Google attempts to protect users from sketchy stem cell clinics

Google logo seen during Google Developer Days (GDD) in Shanghai, China, September 2019.

Enlarge / Google logo seen during Google Developer Days (GDD) in Shanghai, China, September 2019. (credit: Lyu Liang | VCG | Getty Images)

Transplanted stem cells can be as lifesaving as donated organs, but the Food and Drug Administration in September warned consumers that some stem cell clinics only pretend to be in the business of miraculous recoveries.

Now, Google is attempting to protect its users after years of showing ads for questionable stem cell treatments. The company stated that it will stop allowing “bad actors” to post Google ads that “take advantage of individuals by offering untested, deceptive treatments.” Enforcement of the new policy started at the end of October, said Google spokesperson Alex Krasov. That change, while helpful, is unlikely to shutter clinics that cloak themselves in a façade of reputable science in order to peddle questionable stem cell treatments.

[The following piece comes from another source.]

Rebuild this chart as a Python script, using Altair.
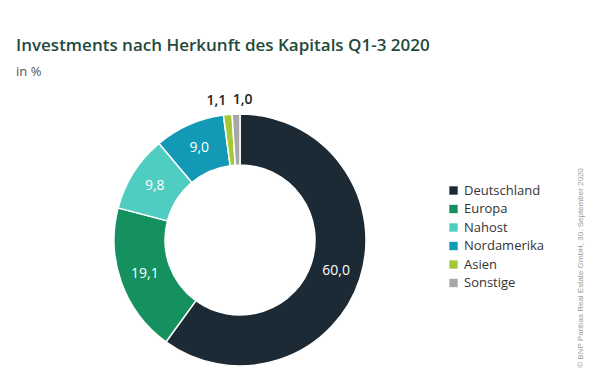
import altair as alt
import pandas as pd

categories = ["Deutschland", "Europa", "Nahost", "Nordamerika", "Asien", "Sonstige"]
values = [60.0, 19.1, 9.8, 9.0, 1.1, 1.0]
labels = ["60,0", "19,1", "9,8", "9,0", "1,1", "1,0"]
colors = ["#1c2a36", "#14915f", "#4ecdc0", "#1199b5", "#a5c837", "#a7a7a7"]
inside = [True, True, True, True, False, False]

df = pd.DataFrame({
    "Herkunft": categories,
    "Wert": values,
    "Label": labels,
    "order": list(range(len(categories))),
    "inside": inside,
})

FONT = "Open Sans"
CX, CY = 232, 162

base = alt.Chart(df).encode(
    theta=alt.Theta("Wert:Q", stack=True),
    order=alt.Order("order:Q"),
)

arcs = base.mark_arc(innerRadius=75, outerRadius=126, stroke="white", strokeWidth=1.5).encode(
    x=alt.value(CX), y=alt.value(CY),
    color=alt.Color(
        "Herkunft:N",
        scale=alt.Scale(domain=categories, range=colors),
        sort=categories,
        legend=alt.Legend(
            title=None, orient="none", legendX=439, legendY=106,
            symbolType="square", symbolSize=70, labelFont=FONT, labelFontSize=13,
            labelColor="#333333", rowPadding=4.5, symbolStrokeWidth=0,
        ),
    ),
)

inner_text = base.mark_text(radius=101, font=FONT, fontSize=14, color="white").transform_calculate(
    t="datum.inside ? datum.Label : ''"
).encode(x=alt.value(CX), y=alt.value(CY), text="t:N")

out_asien = base.mark_text(radius=140, font=FONT, fontSize=14, color="#222222", fontWeight=600, dx=-10).transform_calculate(
    t="datum.Herkunft == 'Asien' ? datum.Label : ''"
).encode(x=alt.value(CX), y=alt.value(CY), text="t:N")

out_sonst = base.mark_text(radius=140, font=FONT, fontSize=14, color="#222222", fontWeight=600, dx=7).transform_calculate(
    t="datum.Herkunft == 'Sonstige' ? datum.Label : ''"
).encode(x=alt.value(CX), y=alt.value(CY), text="t:N")

copyright_df = pd.DataFrame({"t": ["© BNP Paribas Real Estate GmbH, 30. September 2020"]})
copyright = alt.Chart(copyright_df).mark_text(
    angle=270, font="Liberation Sans", fontSize=8, color="#9a9a9a", baseline="middle", align="center"
).encode(x=alt.value(573), y=alt.value(190), text="t:N")

chart = alt.layer(arcs, inner_text, out_asien, out_sonst, copyright).properties(
    width=584, height=298,
    autosize=alt.AutoSizeParams(type="none"),
    padding={"top": 70, "left": 0, "right": 0, "bottom": 0},
    title=alt.TitleParams(
        text="Investments nach Herkunft des Kapitals Q1-3 2020",
        subtitle="in %",
        anchor="start", frame="group", offset=-2, dx=8,
        font=FONT, fontSize=17, fontWeight=600, color="#1f4a3c",
        subtitleFont=FONT, subtitleFontSize=13, subtitleColor="#555555", subtitlePadding=11,
    ),
).configure_view(stroke=None)

chart.save("out.html", embed_options={"renderer": "svg", "actions": False})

The risky business of unproven treatments

Different types of stem cell treatments are at varying stages of development. Transplants of bone-marrow stem cells are well-established treatments for a number of cancers. But the identification of other types of stem cells has allowed researchers to develop new therapies that are just beginning to enter clinical testing. Unfortunately, many stem cell clinics have latched on to the hype and are offering unapproved treatments for which there is no experimental evidence.